The purpose of such evidence is not to modify the contract but to apply it to the facts as explained by the extrinsic evidence."

 

Discussion

[16] In my opinion it is clear from the terms of Part IV of the Appendix of the contract between the pursuers and the defenders that the fax sent by the defenders to the pursuers on 20 March 1995 and the documents attached to it, including in particular the DSSR submission, were incorporated into the contract, but only to the extent to which they were "applicable to the Mechanical Service Works". As Ms Patterson was at pains to emphasise in the course of her submissions, the arrangements for the design of the contract works remained fluid during the period in question. The design was still evolving. That meant that the content of the mechanical service works was evolving. The documents which were incorporated into the contract included both the original design proposals (No. 7/4.4 of process, paragraph 3.06) and the revised proposals (the DSSR submission in No. 7/5.10 of process). There is therefore potentially an issue as to which of those inconsistent provisions identifies what was meant in the contract by "the Mechanical Service Works". If attention were focused exclusively on the incorporated documents, it might be thought that the later document superseded the earlier one. But what the pursuers offer to prove is that the proposed supersession was later (but before conclusion of the contract) reversed. The averments in question relate to discussions between the pursuer and the consulting engineer, who the defenders accept was the party on whom design responsibility rested. In addition, it is averred that the defenders were represented at the meeting at which the revertion to the original design was agreed upon. In my view, consistent with the authorities cited, the discussions and agreement alleged in the disputed averments may well be relevant to the proper interpretation of the phrase "Mechanical Service Works" in Part IV of Appendix A to the contract. If by mechanical service works the parties, by the date of execution of the contract, meant the original design, it would then be arguable that the DSSR submission was not incorporated into the contract, because it was not "applicable" to the mechanical service works so understood.

[17] If the DSSR submission were held to be incorporated into the contract, it seems to me that a question might arise as to the intended effect of that incorporation. It does not seem to me that a decision that the fax of 20 March 1995 and its attachments was incorporated into the contract is necessarily tantamount to a decision that the pursuers must be taken to have based their tender on the alternative design set out in the DSSR submission. It may be that the correct conclusion would, in these circumstances, be that they must be taken to have done so. It seems to me, however, that it would be wrong to exclude ab ante evidence of the discussions between the pursuers and the consulting engineers, since those discussions may - I put the matter no higher than that - form part of the relevant surrounding circumstances in which the contract was eventually entered into in the terms it was.

[18] For these reasons I am of opinion that it would be wrong to exclude the challenged averments from probation.

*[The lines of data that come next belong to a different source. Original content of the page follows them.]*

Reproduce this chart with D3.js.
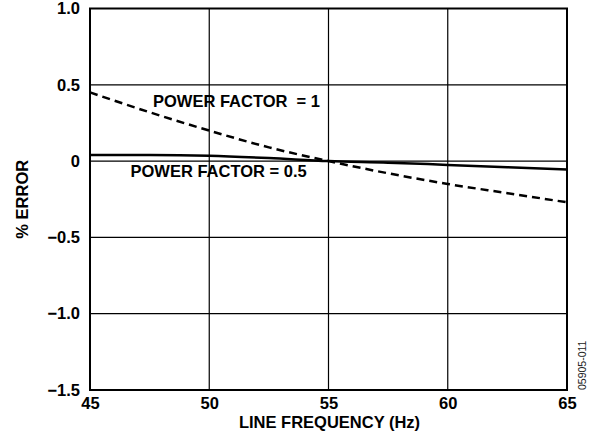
<!DOCTYPE html>
<html>
<head>
<meta charset="utf-8">
<script src="https://cdn.jsdelivr.net/npm/d3@7"></script>
<style>
  body { margin: 0; background: #fff; }
  text { font-family: "Liberation Sans", Arial, sans-serif; font-weight: bold; fill: #000; }
</style>
</head>
<body>
<svg id="chart" width="594" height="445"></svg>
<script>
// line frequency (Hz) readings
var freq = [45, 47.5, 50, 52.5, 55, 57.5, 60, 62.5, 65];
// % error, power factor = 1 (dashed)
var errPF1 = [0.45, 0.32, 0.2, 0.09, 0.0, -0.08, -0.15, -0.21, -0.27];
// % error, power factor = 0.5 (solid)
var errPF05 = [0.04, 0.04, 0.035, 0.02, 0.0, -0.01, -0.025, -0.04, -0.055];

var xTicks = [45, 50, 55, 60, 65];
var yTicks = [1.0, 0.5, 0, -0.5, -1.0, -1.5];
var yTickLabels = ["1.0", "0.5", "0", "\u22120.5", "\u22121.0", "\u22121.5"];

var margin = { left: 90, right: 27, top: 8.5, bottom: 55 };
var width = 594, height = 445;
var fontSize = "16.5px";

var svg = d3.select("#chart");

var x = d3.scaleLinear().domain([45, 65]).range([margin.left, width - margin.right]);
var y = d3.scaleLinear().domain([-1.5, 1.0]).range([height - margin.bottom, margin.top]);

// grid
var grid = svg.append("g");
grid.selectAll("line.v")
  .data(xTicks.slice(1, -1))
  .enter()
  .append("line")
  .attr("x1", function (d) { return x(d); })
  .attr("x2", function (d) { return x(d); })
  .attr("y1", y(1.0))
  .attr("y2", y(-1.5))
  .attr("stroke", "#000")
  .attr("stroke-width", 1.2);
grid.selectAll("line.h")
  .data(yTicks.slice(1, -1))
  .enter()
  .append("line")
  .attr("x1", x(45))
  .attr("x2", x(65))
  .attr("y1", function (d) { return y(d); })
  .attr("y2", function (d) { return y(d); })
  .attr("stroke", "#000")
  .attr("stroke-width", 1.2);

// curves
var line = d3.line().curve(d3.curveMonotoneX)
  .x(function (d) { return x(d[0]); })
  .y(function (d) { return y(d[1]); });

svg.append("path")
  .datum(d3.zip(freq, errPF1))
  .attr("fill", "none")
  .attr("stroke", "#000")
  .attr("stroke-width", 2.5)
  .attr("stroke-dasharray", "8,5")
  .attr("d", line);

svg.append("path")
  .datum(d3.zip(freq, errPF05))
  .attr("fill", "none")
  .attr("stroke", "#000")
  .attr("stroke-width", 2.5)
  .attr("d", line);

// frame
svg.append("rect")
  .attr("x", x(45))
  .attr("y", y(1.0))
  .attr("width", x(65) - x(45))
  .attr("height", y(-1.5) - y(1.0))
  .attr("fill", "none")
  .attr("stroke", "#000")
  .attr("stroke-width", 2);

// axes
var xAxis = d3.axisBottom(x).tickValues(xTicks).tickSize(0).tickPadding(7);
var gx = svg.append("g")
  .attr("transform", "translate(0," + y(-1.5) + ")")
  .call(xAxis);
gx.select(".domain").remove();
gx.selectAll("text").style("font-size", fontSize).attr("fill", "#000");

var yAxis = d3.axisLeft(y).tickValues(yTicks).tickSize(0).tickPadding(10)
  .tickFormat(function (d, i) { return yTickLabels[i]; });
var gy = svg.append("g")
  .attr("transform", "translate(" + x(45) + ",0)")
  .call(yAxis);
gy.select(".domain").remove();
gy.selectAll("text").style("font-size", fontSize).attr("fill", "#000");

// titles
svg.append("text")
  .attr("x", (x(45) + x(65)) / 2 + 1)
  .attr("y", 428)
  .attr("text-anchor", "middle")
  .style("font-size", fontSize)
  .text("LINE FREQUENCY (Hz)");

svg.append("text")
  .attr("transform", "translate(28," + (y(1.0) + y(-1.5)) / 2 + ") rotate(-90)")
  .attr("text-anchor", "middle")
  .style("font-size", fontSize)
  .text("% ERROR");

// series labels
svg.append("text")
  .attr("x", 153)
  .attr("y", 106.5)
  .style("font-size", fontSize)
  .style("white-space", "pre")
  .text("POWER FACTOR  = 1");

svg.append("text")
  .attr("x", 130.5)
  .attr("y", 176.5)
  .style("font-size", fontSize)
  .text("POWER FACTOR = 0.5");

// figure id
svg.append("text")
  .attr("transform", "translate(586,390) rotate(-90)")
  .attr("text-anchor", "start")
  .style("font-size", "10.5px")
  .style("font-weight", "normal")
  .style("fill", "#222")
  .text("05905-011");
</script>
</body>
</html>
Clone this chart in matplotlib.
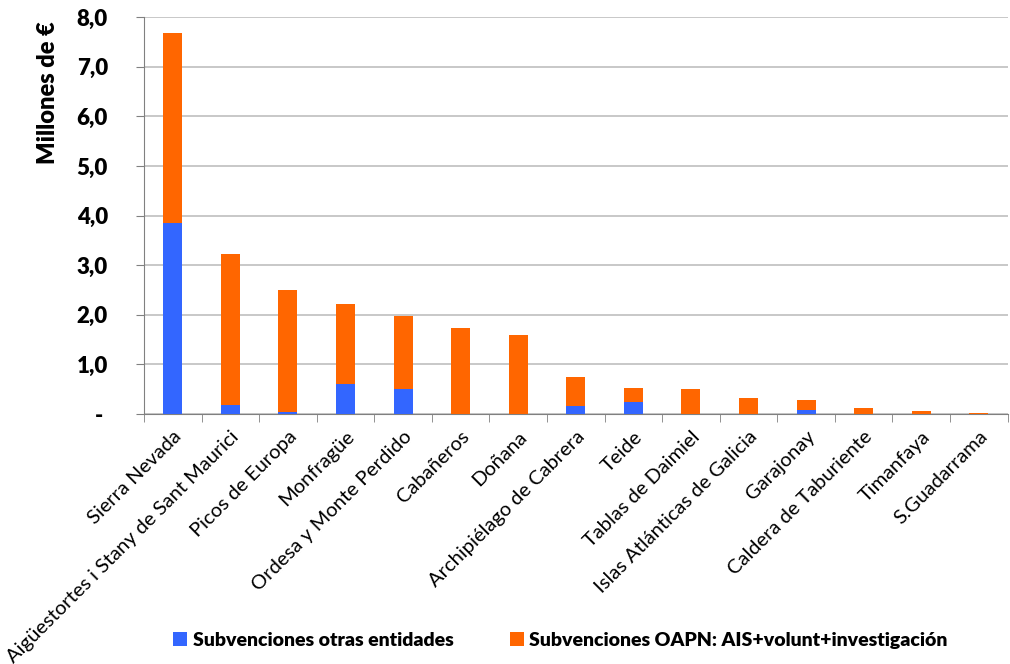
import numpy as np
import matplotlib.pyplot as plt
from matplotlib.ticker import FixedLocator

# Datos (millones de €)
parques = ["Sierra Nevada", "Aigüestortes i Stany de Sant Maurici", "Picos de Europa",
           "Monfragüe", "Ordesa y Monte Perdido", "Cabañeros", "Doñana",
           "Archipiélago de Cabrera", "Teide", "Tablas de Daimiel",
           "Islas Atlánticas de Galicia", "Garajonay", "Caldera de Taburiente",
           "Timanfaya", "S.Guadarrama"]
otras_entidades = [3.85, 0.18, 0.04, 0.61, 0.50, 0.0, 0.0, 0.155, 0.24, 0.0, 0.0, 0.09, 0.0, 0.0, 0.0]
total = [7.68, 3.22, 2.50, 2.22, 1.97, 1.73, 1.60, 0.75, 0.52, 0.50, 0.32, 0.28, 0.13, 0.06, 0.02]
oapn = [t - o for t, o in zip(total, otras_entidades)]

y_ticks = [0, 1, 2, 3, 4, 5, 6, 7, 8]
y_labels = ["- ", "1,0", "2,0", "3,0", "4,0", "5,0", "6,0", "7,0", "8,0"]

plt.rcParams['font.family'] = ['Lato', 'DejaVu Sans']

fig = plt.figure(figsize=(10.1, 6.64), dpi=100)
ax = fig.add_axes([0.1426, 0.3765, 0.855, 0.5975])

x = np.arange(len(parques))
w = 0.33
b1 = ax.bar(x, otras_entidades, w, color="#3366FF", label="Subvenciones otras entidades", zorder=3)
b2 = ax.bar(x, oapn, w, bottom=otras_entidades, color="#FF6600",
            label="Subvenciones OAPN: AIS+volunt+investigación", zorder=3)

ax.set_xlim(-0.5, len(parques) - 0.5)
ax.set_ylim(0, 8)
ax.set_yticks(y_ticks)
ax.set_yticklabels(y_labels, fontsize=16, fontweight="heavy")
ax.yaxis.grid(True, color="#BFBFBF", linewidth=1.2, zorder=0)

ax.set_xticks(x)
ax.set_xticklabels(parques, rotation=45, ha="right", rotation_mode="anchor", fontsize=14.5)
ax.tick_params(axis="x", length=0, pad=10)
ax.xaxis.set_minor_locator(FixedLocator(np.arange(-0.5, len(parques), 1)))
ax.tick_params(axis="x", which="minor", length=6, color="#808080", direction="out")
ax.tick_params(axis="y", length=6, color="#808080", direction="out", pad=20)

for s in ["top", "right"]:
    ax.spines[s].set_visible(False)
for s in ["left", "bottom"]:
    ax.spines[s].set_color("#808080")

ax.set_ylabel("Millones de €", fontsize=17, fontweight="heavy")
ax.yaxis.set_label_coords(-0.098, 0.81)

fig.legend(handles=[b1, b2], loc="center", bbox_to_anchor=(0.555, 0.036), ncol=2,
           frameon=False, handlelength=0.7, handleheight=0.7, handletextpad=0.3,
           columnspacing=2.9, prop={"size": 14, "weight": "heavy"})

fig.savefig("out.png", dpi=100)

In so holding, I emphasise that I am making no final decision as to the relevancy of those averments. Any proof will require to be before answer. It may be that after evidence relating to those averments is led the defenders will be able to argue that it has no proper bearing on the issues which require to be decided. That, however, is a decision better taken, in my view, at that stage.

Result

[19] I shall therefore refuse to give effect to the defenders' submission that the averments in question should be excluded from probation. Since the procedural course best adapted to the resolution of the outstanding issues between the parties remains to be identified, I shall at this stage simply put the case out By Order for further discussion of future procedure.